Think of the incredible amount of trust those musicians must have in one another. If a single person falters, the whole performance suffers. If a single person even fails to communicate - fails to cue the others when beginning a new phrase, fails to hear or see what another part of the ensemble is doing, fails in any way to either understand the other musicians, or to make him or herself understood in turn - what was a glorious piece of music a moment before is suddenly a cacophany of mere noise.

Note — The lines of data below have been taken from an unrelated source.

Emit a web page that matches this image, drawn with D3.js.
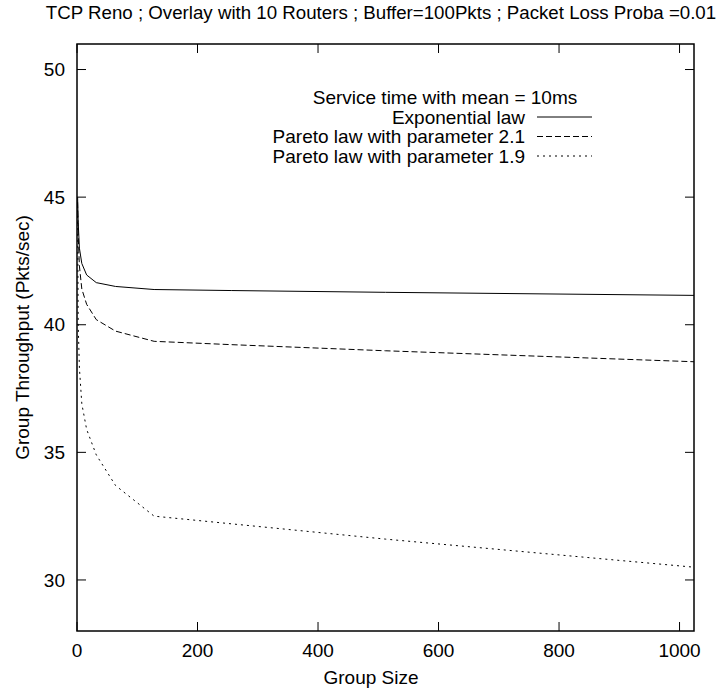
<!DOCTYPE html>
<html>
<head>
<meta charset="utf-8">
<script src="https://cdn.jsdelivr.net/npm/d3@7"></script>
<style>
  body { margin: 0; background: #fff; }
  text { font-family: "Liberation Sans", Arial, sans-serif; fill: #000; }
</style>
</head>
<body>
<div id="chart"></div>
<script>
// group sizes (x) and the three series
const groupSizes = [1, 2, 4, 8, 16, 32, 64, 128, 256, 512, 1024];
const expo   = [45.0, 44.0, 43.0, 42.4, 41.95, 41.65, 41.5, 41.38, 41.34, 41.27, 41.15];
const pareto21 = [44.8, 43.5, 42.3, 41.4, 40.8, 40.2, 39.75, 39.35, 39.22, 38.98, 38.55];
const pareto19 = [44.5, 40.0, 38.3, 36.9, 35.9, 34.9, 33.7, 32.5, 32.2, 31.6, 30.5];

const seriesNames = ["Exponential law", "Pareto law with parameter 2.1", "Pareto law with parameter 1.9"];
const xTicks = [0, 200, 400, 600, 800, 1000];
const yTicks = [30, 35, 40, 45, 50];

const W = 723, H = 692;
const margin = { top: 44, right: 29, bottom: 61, left: 77 };
const width = W - margin.left - margin.right,
      height = H - margin.top - margin.bottom;

const svg = d3.select("#chart").append("svg")
  .attr("width", W)
  .attr("height", H);

const g = svg.append("g")
  .attr("transform", `translate(${margin.left},${margin.top})`);

const x = d3.scaleLinear().domain([0, 1024]).range([0, width]);
const y = d3.scaleLinear().domain([28, 51]).range([height, 0]);

const fs = 19;
const tickLen = 9;

// ticks (inward, mirrored like gnuplot)
g.selectAll(".xt").data(xTicks).enter().append("g").each(function(d) {
  const s = d3.select(this);
  s.append("line").attr("x1", x(d)).attr("x2", x(d)).attr("y1", height).attr("y2", height - tickLen).attr("stroke", "#000");
  s.append("line").attr("x1", x(d)).attr("x2", x(d)).attr("y1", 0).attr("y2", tickLen).attr("stroke", "#000");
  s.append("text").attr("x", x(d)).attr("y", height + 19).attr("dy", "0.35em")
    .attr("text-anchor", "middle").style("font-size", fs + "px").text(d);
});

g.selectAll(".yt").data(yTicks).enter().append("g").each(function(d) {
  const s = d3.select(this);
  s.append("line").attr("x1", 0).attr("x2", tickLen).attr("y1", y(d)).attr("y2", y(d)).attr("stroke", "#000");
  s.append("line").attr("x1", width).attr("x2", width - tickLen).attr("y1", y(d)).attr("y2", y(d)).attr("stroke", "#000");
  s.append("text").attr("x", -12).attr("y", y(d)).attr("dy", "0.35em")
    .attr("text-anchor", "end").style("font-size", fs + "px").text(d);
});

// curves
const dashes = [null, "6,3", "2,4"];
const data = [expo, pareto21, pareto19];
const line = d3.line()
  .x((d, i) => x(groupSizes[i]))
  .y(d => y(d));

g.append("defs").append("clipPath").attr("id", "clip")
  .append("rect").attr("width", width).attr("height", height);

data.forEach((vals, k) => {
  g.append("path")
    .datum(vals)
    .attr("clip-path", "url(#clip)")
    .attr("fill", "none")
    .attr("stroke", "#000")
    .attr("stroke-width", 1)
    .attr("stroke-dasharray", dashes[k])
    .attr("d", line);
});

// border
g.append("rect")
  .attr("width", width).attr("height", height)
  .attr("fill", "none").attr("stroke", "#000").attr("stroke-width", 1.5);

// legend
const legX = 525, legY = 97, legFs = 19;
svg.append("text")
  .attr("x", 445).attr("y", legY).attr("dy", "0.35em")
  .attr("text-anchor", "middle").style("font-size", legFs + "px")
  .text("Service time with mean = 10ms");

seriesNames.forEach((name, k) => {
  const yy = legY + 20 + 19.5 * k;
  svg.append("text")
    .attr("x", legX).attr("y", yy).attr("dy", "0.35em")
    .attr("text-anchor", "end").style("font-size", legFs + "px")
    .text(name);
  svg.append("line")
    .attr("x1", legX + 12).attr("x2", legX + 67)
    .attr("y1", yy).attr("y2", yy)
    .attr("stroke", "#000")
    .attr("stroke-dasharray", dashes[k]);
});

// title and axis labels
svg.append("text")
  .attr("x", 381).attr("y", 12).attr("dy", "0.35em")
  .attr("text-anchor", "middle").style("font-size", "18.7px")
  .text("TCP Reno ; Overlay with 10 Routers ; Buffer=100Pkts ; Packet Loss Proba =0.01");

svg.append("text")
  .attr("x", 371).attr("y", 677).attr("dy", "0.35em")
  .attr("text-anchor", "middle").style("font-size", fs + "px")
  .text("Group Size");

svg.append("text")
  .attr("transform", `translate(22,${margin.top + height / 2}) rotate(-90)`)
  .attr("dy", "0.35em")
  .attr("text-anchor", "middle").style("font-size", fs + "px")
  .text("Group Throughput (Pkts/sec)");
</script>
</body>
</html>
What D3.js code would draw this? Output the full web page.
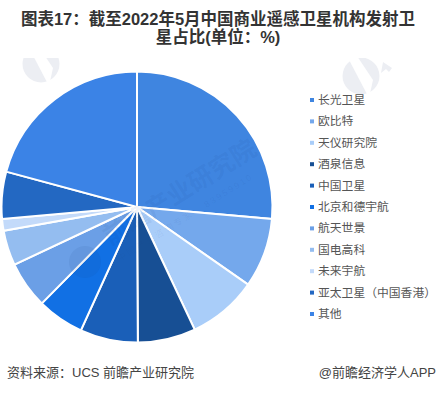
<!DOCTYPE html>
<html><head><meta charset="utf-8">
<script src="https://cdn.jsdelivr.net/npm/d3@7"></script>
<style>html,body{margin:0;padding:0;background:#fff}svg{display:block}</style>
</head><body>
<script>
const categories = ["长光卫星","欧比特","天仪研究院","酒泉信息","中国卫星","北京和德宇航","航天世景","国电高科","未来宇航","亚太卫星（中国香港）","其他"];
const shares = [26.4,8.3,8.3,6.9,6.9,5.6,5.6,4.2,1.4,5.6,20.8];
const sliceColors = ["#3f85e0","#74a8ec","#a9cdf9","#174f94","#1a5fb8","#1170e4","#6b9fe6","#94bdf0","#c3dafa","#2368c2","#3b83e6"];
const titleLines = ["图表17：截至2022年5月中国商业遥感卫星机构发射卫","星占比(单位：%)"];
const sourceText = "资料来源：UCS 前瞻产业研究院";
const creditText = "@前瞻经济学人APP";
const watermarkName = "前瞻产业研究院";
const watermarkSmall = "中国产业咨询专家 · 83959910";
const font = "'Liberation Sans','Noto Sans CJK SC',sans-serif";
const svg = d3.select("body").append("svg").attr("width",436).attr("height",393).style("font-family",font);
const defs = svg.append("defs");
defs.append("clipPath").attr("id","topclip").append("rect").attr("x",0).attr("y",58).attr("width",436).attr("height",60);
function logo(parent,cx,cy,r,fill){
  const l = parent.append("g").attr("transform",`translate(${cx},${cy})`);
  l.append("circle").attr("r",r).attr("fill",fill);
  return l;
}
const wm = svg.append("g").attr("clip-path","url(#topclip)");
[[41,64],[361,76]].forEach(c=>{
  logo(wm,c[0],c[1],18.5,"#eceef3");
  wm.append("path").attr("transform",`translate(${c[0]},${c[1]})`).attr("d","M-14 -20 L-4 -20 L12 4 L8 22 Z").attr("fill","#fff");
});
wm.append("path").attr("d","M383 62 L392 68 L389 72 L386 69 L381 73 Z").attr("fill","#eceef3");
const title = svg.append("g").attr("font-weight","bold").attr("font-size",16.5).attr("fill","#333").attr("text-anchor","middle");
titleLines.forEach((t,i)=>title.append("text").attr("x",218).attr("y",[25,42.5][i]).text(t));
const pie = d3.pie().sort(null).value(d=>d)(shares);
const arc = d3.arc().innerRadius(0).outerRadius(135.5);
const g = svg.append("g").attr("transform","translate(137,207)");
g.selectAll("path").data(pie).join("path").attr("d",arc).attr("fill",(d,i)=>sliceColors[i]).attr("stroke","#fff").attr("stroke-width",2);
const over = svg.append("g").attr("fill","#1a3f80").attr("fill-opacity",0.08);
over.append("circle").attr("cx",85).attr("cy",262).attr("r",16);
over.append("text").attr("transform","translate(110,246) rotate(-32)").attr("font-size",25).attr("font-weight","bold").text(watermarkName);
over.append("text").attr("transform","translate(120,262) rotate(-32)").attr("font-size",9).attr("letter-spacing",2).text(watermarkSmall);
const y = d3.scalePoint().domain(categories).range([100,314]);
const lg = svg.append("g").selectAll("g").data(categories).join("g").attr("transform",d=>`translate(310,${y(d)})`);
lg.append("rect").attr("x",0).attr("y",-2).attr("width",4).attr("height",4).attr("fill",(d,i)=>sliceColors[i]);
lg.append("text").attr("x",8).attr("y",4).attr("font-size",11.8).attr("fill","#555").text(d=>d);
svg.append("text").attr("x",7).attr("y",377).attr("font-size",13).attr("fill","#444").text(sourceText);
svg.append("text").attr("x",436).attr("y",377).attr("text-anchor","end").attr("font-size",13).attr("fill","#444").text(creditText);
</script>
</body></html>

In the same way, believers should be able to trust one another. If we all have the same goal in common - the joy of a life lived with Christ - I should trust that my fellow travellers on this journey are living that life as best they know how, and I should expect them to trust me the same way. None of us should be due any individual credit for any “kingdom” successes - the reward belongs to the body of Christ. The tapestry that is created when the body of Christ lives and works as an organic entity - all parts in relationship with one another and working in their unique and separate ways toward the common goal of seeking to know God - is truly a work of art . . . one even more stunning than that created when 40 musicians trust each other enough to get out on stage and create something beautiful together.
Just like the Orpheus process, participation in the body of Christ should be, and is, an empowering process. It does require an incredible amount of investment. In a traditional church setting, I could sit back and let some pastor tell me what to think. Outside of the traditional church framework, I cannot do that. I am responsible, any and every day, to truly “give a reason for the hope that is within me.”
I can’t just regurgitate some talking points or a list of scripture verses. In the same way each member of Orpheus has to know what they think of the piece being played, I have to know what I believe about the God I walk with.